The end-result was perfectly fine and did what was expected. Problem was, if you needed to find out where a particular piece of code was affecting the program results, you'd go through three or four levels of abstraction. Seriously, the previous programmer wrote an N-tiered application for something which could have taken a day or two to do; and not messy either.
My favourite example is where report parameters are referenced. The program has an enum for parameters such as 'REPORT_PAREMATER_0' whose value was zero. It went on from there to about parameter #10 with no consideration that a given report could have more parameters, say 11 or 12.
A relatively green programmer would likely take the enum as gospel and inform all users they could not have more than ten parameters, sorry if I sound arrogant, but changing all references to the enum to literals (for instance Parameter(0) instead of Parameter(REPORT_PARAMETER_0) saved a lot of typing and potential limitations.

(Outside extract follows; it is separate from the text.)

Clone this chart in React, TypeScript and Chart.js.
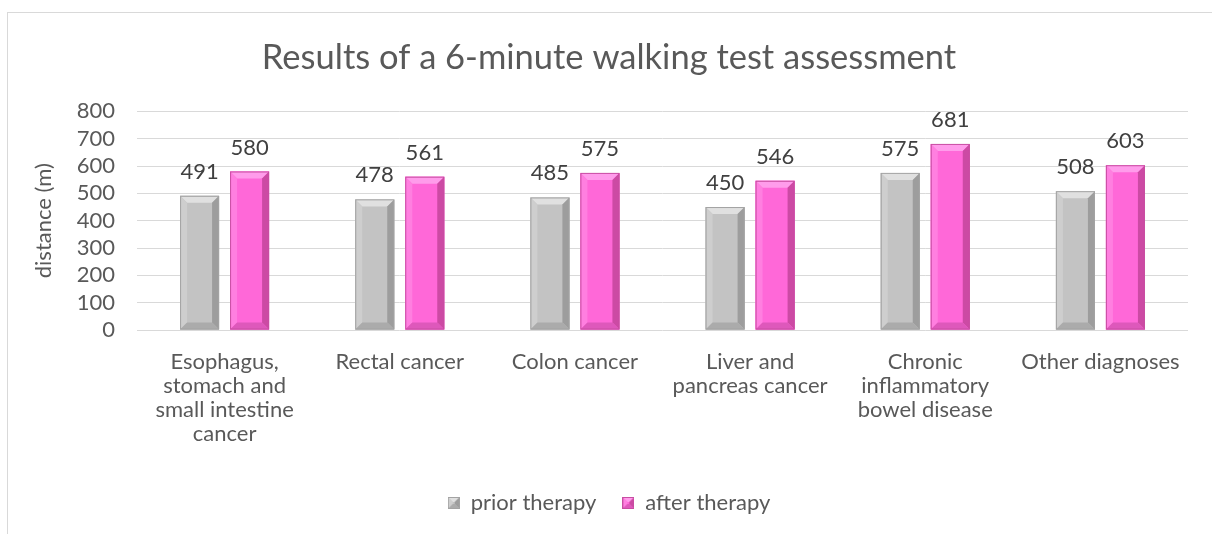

I might take it a step further in the future, and comment out the enum, but that might just piss it off.
Admin
Interesting to see this is doing the rounds. One of my apprentices actually wrote this in December 2010 and I submitted it via the plugin, but for some reason that post never showed up on the site. I guess the people I emailed it to also passed it on and eventually it got to someone who took credit for it on here.